Eduardo De Filippo (Napoli 1900 – Roma 1984) - figlio naturale insieme alla primogenita Titina e al terzogenito Peppino di Eduardo Scarpetta, attore e commediografo, e della nipote Luisa De Filippo (sarta teatrale, figlia di Luca, fratello di Rosa De Filippo, moglie dello stesso Eduardo Scarpetta da cui ha tre figli: Domenico, Maria e Vincenzo) vissuto ab infantia nel mondo del teatro di cui diviene esponente di primo piano come attore, drammaturgo, regista e sceneggiatore - scrive e pubblica nel 1940 questa tragicommedia (in tre atti) messa in scena con notevole successo da Eduardo e Peppino De Filippo l'8 dicembre del medesimo anno al teatro Quirino di Roma cui seguono la versione cinematografica di Carlo Ludovico Bragaglia e successivamente quella televisiva.

Protagonista della pièce è Ferdinando Quagliuolo (interpretato in modo equilibrato e ironico dal valido Gianfelice Imparato che sostituisce pro tempore Luca De Filippo impossibilitato a recitare per motivi di salute), gestore di un botteghino del lotto a Napoli e giocatore tanto incallito quanto sfortunato che passa le notti a scrutare il cielo per avere qualche buon numero, con una moglie (la simpatica Carolina Rosi ben calata nei panni della consorte Irene) consapevole delle sue stranezze, ma impotente a contrastarle e la figlia Stella (convincente Carmen Annibale) co-vittima di una severità e un autoritarismo irrazionali poco considerati in famiglia fino all'impennata del pater familias deciso a rivendicare e a fare valere il suo potere.
Il nostro eroe è accecato dalla gelosia: il suo grande nemico è Mario Bertoldini, impiegato al suo botteghino (in cui l'ha assunto il padre scomparso che ha creato il 'banco lotto'), innamorato ricambiato della giovane Stella e piuttosto fortunato al gioco, ma poco prudente in quanto racconta per filo e per segno i dettagli di un sogno grazie al quale ha vinto tramite una quaterna una cospicua somma.

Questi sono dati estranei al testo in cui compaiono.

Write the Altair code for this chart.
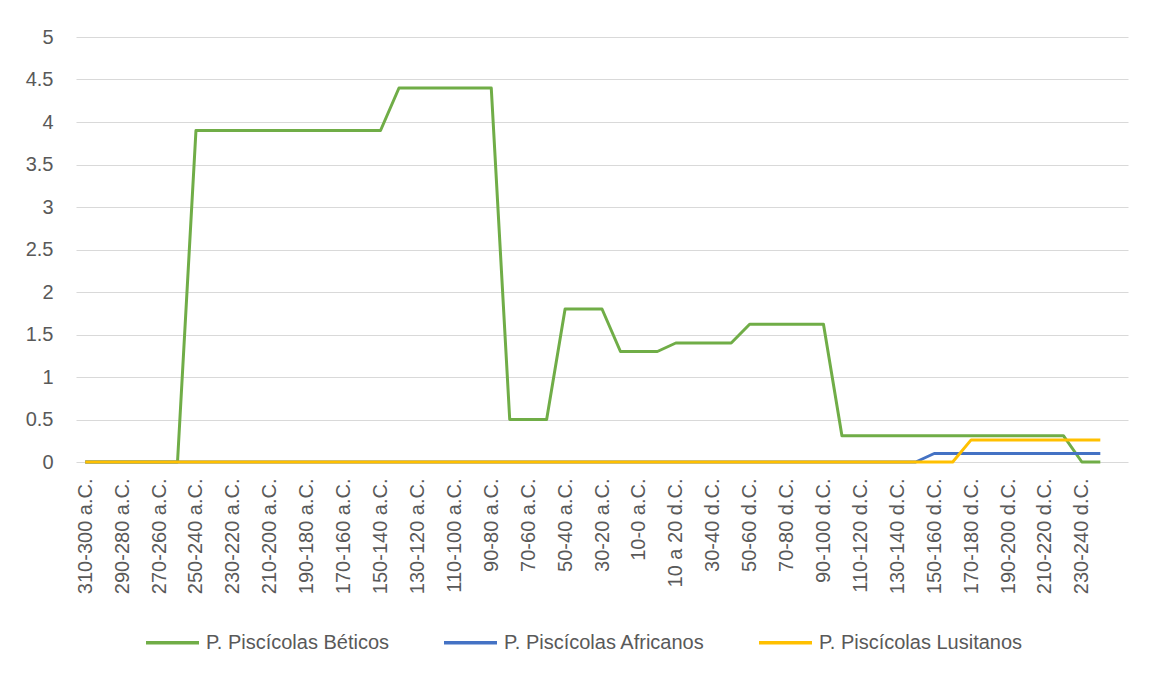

Inizia dall'improvvida confessione una grottesca lotta da parte di don Ferdinando roso dall'invidia che gli fa inventare farsesche e assurde argomentazioni per giustificarsi dell'essersi appropriato del biglietto vincente finché costretto a restituire il maltolto fa ricorso ad anatemi stravaganti (assenti nella prima edizione dell'opera) che trovano nell'humus napoletano un terreno fertile.

La pièce offre lo spaccato di una società che affidando alla speranza di una vincita al lotto l'onirica e aleatoria illusione di mutare l'incerta situazione esistenziale evidenzia gravi problemi sociali e un livello scarsissimo d'istruzione con conseguenti e radicate superstizioni che la rendono fragile e impressionabile tanto da aumentare insicurezze e timori esaltando eventi e situazioni di quotidiana normalità.
Il protagonista ormai 'vincitore' non mostra nessun segno di arrendevolezza né prende coscienza dell'assurdità delle proprie pretese malgrado parroco e avvocato cerchino di persuaderlo della labilità delle fragili argomentazioni addotte per appropriarsi della vincita.

Oltre a stigmatizzare esorcismi, superstizioni e connivenze tra superstizione e religione con l'accusa alla Chiesa di avere usato la scaramanzia e a evidenziare lo strampalato rapporto tra razionalità e fiducia nell'assistenza dei cari estinti sulla vita di chi resta sulla terra (retaggio delle antiche tradizioni romane del culto dei morti), lo spettacolo risulta molto godibile e brillante pur se venato da un sottile velo di melanconia come asserito dallo stesso Eduardo consapevole di avere realizzato "una commedia molto comica, che secondo me è la più tragica che io abbia mai scritto".

Ottima la regia che si avvale e ha creato una felicissima armonia tra gli attori.